Pain across the pond will drag down U.S. market for weeks to come, says investor Barton Biggs
Barton Biggs, the hedge-fund manager who raised bets on equities before the Standard & Poor’s 500 Index rallied this year, said the U.S. market may slump three or four more weeks as Europe’s economy worsens.
“I don’t think that this correction we’re in is quite over yet,” Biggs said today in an interview on Bloomberg Radio’s “The Hays Advantage” with Kathleen Hays. “I just don’t think it’s gone far enough. Europe is still a shipwreck, and the U.S. economy has drifted into this soft patch.”
The S&P 500 dipped 3.3 percent from an April 2 peak through yesterday as political uncertainty in France and the Netherlands intensified concern over Europe’s sovereign debt crisis. Biggs said Europe is likely to switch emphasis to fiscal stimulation to boost growth as its citizens continue to rebel against austerity measures.
Biggs said he has taken short positions on German and French indexes, betting they will decline, because the political rhetoric and economic data from Europe signal a change of course and a deeper slump.

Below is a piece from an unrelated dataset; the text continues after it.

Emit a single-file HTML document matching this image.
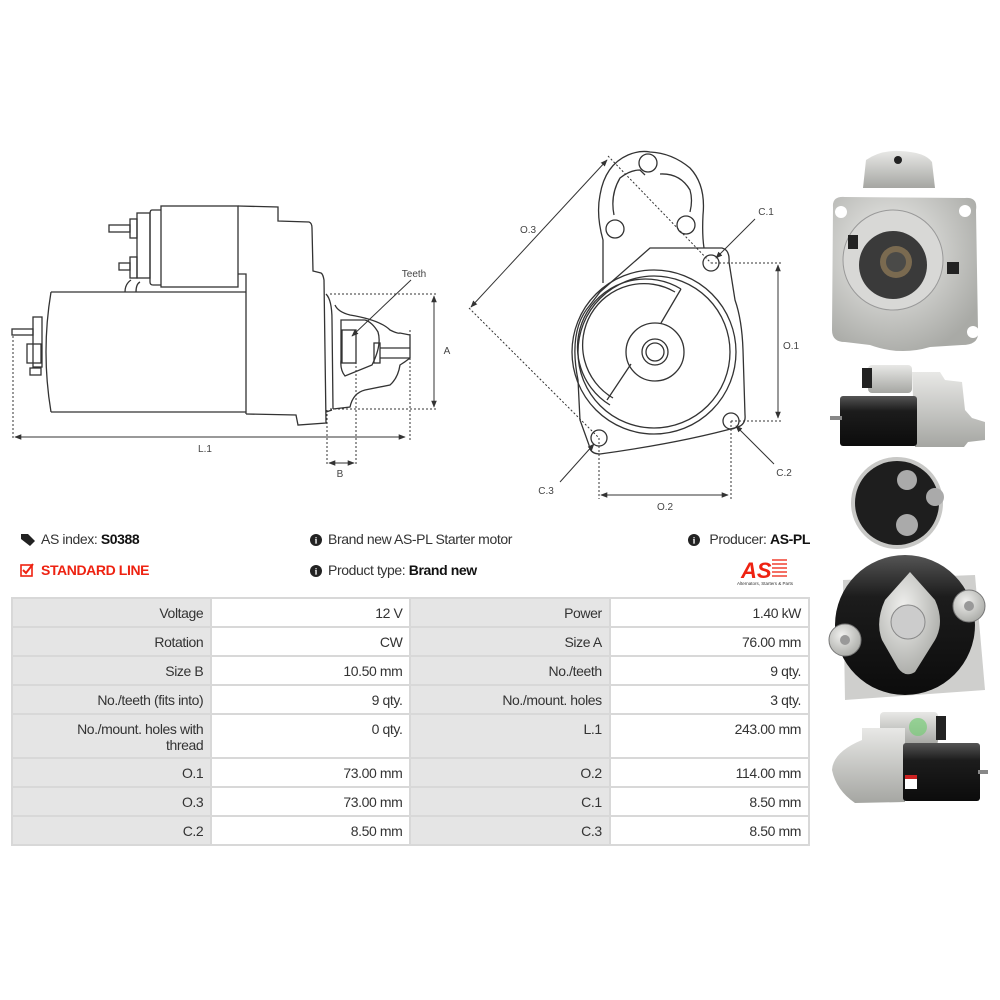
<!DOCTYPE html>
<html><head><meta charset="utf-8">
<style>
html,body{margin:0;padding:0;background:#fff;}
body{width:1000px;height:1000px;position:relative;overflow:hidden;font-family:"Liberation Sans",sans-serif;color:#333;}
svg{position:absolute;left:0;top:0;}
.t{position:absolute;font-size:14px;white-space:nowrap;letter-spacing:-0.4px;}
b{color:#111;}
table{position:absolute;left:11px;top:597px;border-collapse:collapse;width:799px;font-size:14px;letter-spacing:-0.4px;}
td{border:2px solid #d8d8d8;text-align:right;padding:6px 7px 3px 6px;vertical-align:top;height:18px;color:#333;}
td.g{background:#e5e5e5;width:185px;}
td.w{background:#fff;width:185px;}
</style></head><body>
<svg width="1000" height="1000" viewBox="0 0 1000 1000">
<defs>
<marker id="ar" viewBox="0 0 10 10" refX="9" refY="5" markerWidth="7" markerHeight="7" orient="auto-start-reverse"><path d="M0,1 L10,5 L0,9z" fill="#333"/></marker>
<radialGradient id="sil" cx="40%" cy="35%" r="70%"><stop offset="0" stop-color="#f0f0ee"/><stop offset="1" stop-color="#a9aaa6"/></radialGradient>
<linearGradient id="blk" x1="0" y1="0" x2="0" y2="1"><stop offset="0" stop-color="#555"/><stop offset=".3" stop-color="#1c1c1c"/><stop offset="1" stop-color="#0c0c0c"/></linearGradient>
<linearGradient id="sv" x1="0" y1="0" x2="0" y2="1"><stop offset="0" stop-color="#e8e8e6"/><stop offset="1" stop-color="#a5a6a2"/></linearGradient>
</defs>
<g fill="none" stroke="#333" stroke-width="1.3">
<rect x="161" y="206" width="77" height="81"/>
<path d="M161,210 L152,210 Q150,210 150,214 L150,282 Q150,285 153,285 L161,285"/>
<rect x="137" y="213" width="13" height="65"/>
<rect x="130" y="219" width="7" height="19"/><rect x="109" y="225" width="21" height="7"/>
<rect x="130" y="257" width="7" height="21"/><rect x="119" y="263" width="11" height="7"/>
<path d="M125,292 Q125,284 131,280 M136,292 Q136,284 140,282"/>
<path d="M238,206 L278,207 L278,221 L309,222 Q312,223 312,228 L313,271 L321,273 Q323,274 324,280 L326,423 L298,425 L296,415 L246,414"/>
<path d="M238,274 L246,274 L246,414"/>
<path d="M51,292 L246,292 M51,412 L246,412 M51,292 Q41,352 51,412"/>
<rect x="33" y="317" width="9" height="50"/><rect x="12" y="329" width="21" height="6"/>
<rect x="27" y="344" width="14" height="19"/><rect x="30" y="368" width="11" height="7"/>
<path d="M326,294 Q332,300 332,320 L333,409 M326,412 L332,410"/>
<path d="M335,305 Q338,312 350,315 Q380,320 390,330 Q398,334 400,333 L410,335 L410,358 Q405,362 400,365 Q398,378 390,385 L365,390 Q353,393 350,407 L333,409"/>
<path d="M341,320 L365,320 Q372,322 378,332 Q382,345 372,365 L345,376 Q340,370 341,360 Z"/>
<rect x="342" y="330" width="14" height="33"/>
<rect x="374" y="343" width="6" height="20"/>
<path d="M380,348 L410,348 M380,358 L410,358"/>
</g>
<g fill="none" stroke="#333" stroke-width="1" stroke-dasharray="2,2">
<path d="M330,294 L437,294 M330,409 L437,409 M13,336 L13,440 M410,330 L410,440 M327,410 L327,466 M356,330 L356,466"/>
<path d="M608,156 L711,263 M469,308 L599,438 M711,263 L781,263 M731,421 L781,421 M599,438 L599,499 M731,421 L731,499"/>
</g>
<g stroke="#333" stroke-width="1" fill="none">
<line x1="434" y1="296" x2="434" y2="407" marker-start="url(#ar)" marker-end="url(#ar)"/>
<line x1="15" y1="437" x2="405" y2="437" marker-start="url(#ar)" marker-end="url(#ar)"/>
<line x1="329" y1="463" x2="354" y2="463" marker-start="url(#ar)" marker-end="url(#ar)"/>
<line x1="411" y1="280" x2="352" y2="336" marker-end="url(#ar)"/>
<line x1="607" y1="160" x2="471" y2="307" marker-start="url(#ar)" marker-end="url(#ar)"/>
<line x1="778" y1="265" x2="778" y2="418" marker-start="url(#ar)" marker-end="url(#ar)"/>
<line x1="601" y1="495" x2="728" y2="495" marker-start="url(#ar)" marker-end="url(#ar)"/>
<line x1="755" y1="219" x2="716" y2="258" marker-end="url(#ar)"/>
<line x1="774" y1="464" x2="736" y2="426" marker-end="url(#ar)"/>
<line x1="560" y1="482" x2="594" y2="444" marker-end="url(#ar)"/>
</g>
<g fill="none" stroke="#333" stroke-width="1.3">
<path d="M603,283 L603,240 Q596,215 600,195 Q605,165 628,155 Q640,150 650,152 Q672,153 690,168 Q706,185 703,215 Q702,235 704,248"/>
<path d="M614,215 Q610,195 620,178 Q630,170 640,170 L645,175 M660,174 Q680,173 690,190 Q693,200 690,212"/>
<circle cx="648" cy="163" r="9"/><circle cx="615" cy="229" r="9"/><circle cx="686" cy="225" r="9"/>
<path d="M650,248 L722,248 Q730,250 729,262 L735,300 Q742,320 743,350 L745,415 Q746,424 738,427 Q680,443 600,454 Q590,454 589,445 L580,420 L578,380 Q568,330 590,305 L600,292 Z"/>
<circle cx="654" cy="352" r="82"/><circle cx="654" cy="352" r="76"/>
<path d="M681,289 A53,53 0 0,0 610,405 M681,289 L661,323 M607,400 L631,364"/>
<path d="M675,292 A48,48 0 0,0 613,398" />
<circle cx="655" cy="352" r="29"/><circle cx="655" cy="352" r="13"/><circle cx="655" cy="352" r="9"/>
<circle cx="711" cy="263" r="8"/><circle cx="731" cy="421" r="8"/><circle cx="599" cy="438" r="8"/>
</g>
<g font-family="Liberation Sans,sans-serif" font-size="10" fill="#444" text-anchor="middle">
<text x="414" y="277">Teeth</text><text x="447" y="354">A</text><text x="205" y="452">L.1</text><text x="340" y="477">B</text>
<text x="528" y="233">O.3</text><text x="766" y="215">C.1</text><text x="791" y="349">O.1</text><text x="784" y="476">C.2</text><text x="546" y="494">C.3</text><text x="665" y="510">O.2</text>
</g>
<g>
<path d="M863,188 L866,160 Q880,150 900,151 Q925,152 932,162 L935,188 Z" fill="url(#sv)"/>
<circle cx="898" cy="160" r="4" fill="#222"/>
<path d="M833,207 Q832,196 845,197 L965,198 Q978,197 976,210 L978,330 Q980,345 962,345 L930,347 Q900,356 870,345 L845,342 Q832,342 832,330 Z" fill="url(#sil)"/>
<circle cx="893" cy="260" r="50" fill="#d8d8d6" stroke="#999"/>
<circle cx="893" cy="265" r="34" fill="#3a3a3a"/>
<circle cx="896" cy="262" r="16" fill="#7a6a50"/><circle cx="896" cy="262" r="10" fill="#4a4a48"/>
<circle cx="841" cy="212" r="6" fill="#fff"/><circle cx="965" cy="211" r="6" fill="#fff"/><circle cx="973" cy="332" r="6" fill="#fff"/>
<rect x="848" y="235" width="10" height="14" fill="#222"/><rect x="947" y="262" width="12" height="12" fill="#222"/>
<rect x="868" y="365" width="44" height="28" rx="4" fill="url(#sv)"/>
<rect x="862" y="368" width="10" height="20" fill="#222"/>
<path d="M912,372 L940,372 L945,380 L962,382 L965,410 L972,418 L985,422 L985,440 L968,442 L964,447 L915,447 Z" fill="url(#sv)"/>
<rect x="840" y="396" width="77" height="50" rx="3" fill="url(#blk)"/>
<rect x="830" y="416" width="12" height="4" fill="#888"/>
<circle cx="897" cy="503" r="46" fill="#c8c8c6"/>
<circle cx="897" cy="503" r="42" fill="#1e1e1e"/>
<circle cx="907" cy="480" r="10" fill="#aaa"/><circle cx="935" cy="497" r="9" fill="#aaa"/><circle cx="907" cy="525" r="11" fill="#aaa"/>
<path d="M843,580 L975,575 L985,690 L845,700 Z" fill="#cfcfcd"/>
<circle cx="905" cy="625" r="70" fill="url(#blk)"/>
<path d="M910,572 L935,600 Q945,622 935,640 L915,672 Q905,678 898,668 L882,640 Q875,622 885,600 Z" fill="url(#sil)"/>
<circle cx="908" cy="622" r="17" fill="#ccc" stroke="#888"/>
<circle cx="845" cy="640" r="16" fill="url(#sil)" stroke="#777"/><circle cx="845" cy="640" r="5" fill="#999"/>
<circle cx="969" cy="606" r="16" fill="url(#sil)" stroke="#777"/><circle cx="969" cy="606" r="5" fill="#999"/>
<rect x="880" y="712" width="58" height="33" rx="4" fill="url(#sv)"/>
<circle cx="918" cy="727" r="9" fill="#7c7" opacity=".7"/>
<rect x="936" y="716" width="10" height="24" fill="#222"/>
<path d="M862,728 L905,728 L905,802 L855,803 Q836,790 832,770 Q833,752 862,740 Z" fill="url(#sv)"/>
<rect x="903" y="743" width="77" height="58" rx="3" fill="url(#blk)"/>
<rect x="905" y="775" width="12" height="14" fill="#fff"/><rect x="905" y="775" width="12" height="4" fill="#c22"/>
<rect x="978" y="770" width="10" height="4" fill="#888"/>
</g>
<path d="M21,534 L28,534 L35,541 L30,546 L21,539 Z" fill="#222"/>
<rect x="21" y="565" width="11" height="11" fill="none" stroke="#e21" stroke-width="1.6"/>
<path d="M23,570 L26,573 L33,564" fill="none" stroke="#e21" stroke-width="2"/>
<circle cx="316" cy="540" r="6" fill="#222"/><circle cx="316" cy="571" r="6" fill="#222"/><circle cx="694" cy="540" r="6" fill="#222"/>
<g fill="#fff" font-family="Liberation Serif,serif" font-weight="bold" font-size="9" text-anchor="middle"><text x="316" y="543.5">i</text><text x="316" y="574.5">i</text><text x="694" y="543.5">i</text></g>
<text x="741" y="578" font-family="Liberation Sans,sans-serif" font-weight="bold" font-style="italic" font-size="22" fill="#e21">AS</text>
<g stroke="#e21" stroke-width="1.3"><line x1="772" y1="560" x2="787" y2="560"/><line x1="772" y1="564" x2="787" y2="564"/><line x1="772" y1="568" x2="787" y2="568"/><line x1="772" y1="572" x2="787" y2="572"/><line x1="772" y1="576" x2="787" y2="576"/></g>
<text x="765" y="585" font-family="Liberation Sans,sans-serif" font-size="4.5" fill="#333" text-anchor="middle">Alternators, Starters &amp; Parts</text>
</svg>
<div class="t" style="left:41px;top:531px;">AS index: <b>S0388</b></div>
<div class="t" style="left:41px;top:562px;color:#e21;font-weight:bold;">STANDARD LINE</div>
<div class="t" style="left:328px;top:531px;">Brand new AS-PL Starter motor</div>
<div class="t" style="left:328px;top:562px;">Product type: <b>Brand new</b></div>
<div class="t" style="right:190px;top:531px;">Producer: <b>AS-PL</b></div>
<table>
<tr><td class="g">Voltage</td><td class="w">12 V</td><td class="g">Power</td><td class="w">1.40 kW</td></tr>
<tr><td class="g">Rotation</td><td class="w">CW</td><td class="g">Size A</td><td class="w">76.00 mm</td></tr>
<tr><td class="g">Size B</td><td class="w">10.50 mm</td><td class="g">No./teeth</td><td class="w">9 qty.</td></tr>
<tr><td class="g">No./teeth (fits into)</td><td class="w">9 qty.</td><td class="g">No./mount. holes</td><td class="w">3 qty.</td></tr>
<tr><td class="g" style="height:33px;line-height:16px;">No./mount. holes with<br>thread</td><td class="w">0 qty.</td><td class="g">L.1</td><td class="w">243.00 mm</td></tr>
<tr><td class="g">O.1</td><td class="w">73.00 mm</td><td class="g">O.2</td><td class="w">114.00 mm</td></tr>
<tr><td class="g">O.3</td><td class="w">73.00 mm</td><td class="g">C.1</td><td class="w">8.50 mm</td></tr>
<tr><td class="g">C.2</td><td class="w">8.50 mm</td><td class="g">C.3</td><td class="w">8.50 mm</td></tr>
</table>
</body></html>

The U.K. economy shrank in the first quarter as Britain slid into its first double-dip recession since the 1970s, forcing Prime Minister David Cameron to defend his spending cuts in Parliament. Gross domestic product fell 0.2 percent from the fourth quarter, when it declined 0.3 percent, the Office for National Statistics said today in London.
Withstanding Pressure
The U.S. is still primed to withstand pressure from Europe as shown by stronger-than-expected retail sales and declining consumer debt levels, according to Biggs. Retail sales rose 0.8 percent in March, three times as much as economists projected. Consumer borrowing rose less than forecast in February, restrained by a drop in credit-card debt.
Federal Reserve policy makers said today they expect growth to slowly accelerate and cut their 2012 unemployment forecast to 7.8 percent to 8 percent from an earlier forecast of at least 8.2 percent, while saying borrowing costs are likely to remain exceptionally low at least through late 2014. The S&P 500 rose 1.1 percent to 1,287.61 at 2:43 p.m. in New York.
“I’m relatively convinced that the U.S. is not going to roll into a double-dip,” Biggs said. The market will end its slump because “I don’t think it’s truly justified.”
Biggs said he doesn’t plan to change his mix of investments as the U.S. exits its current “soft patch.” He said he is “heavily” invested in technology stocks, owns oil service and industrial machinery stocks, and will maintain his positions to China.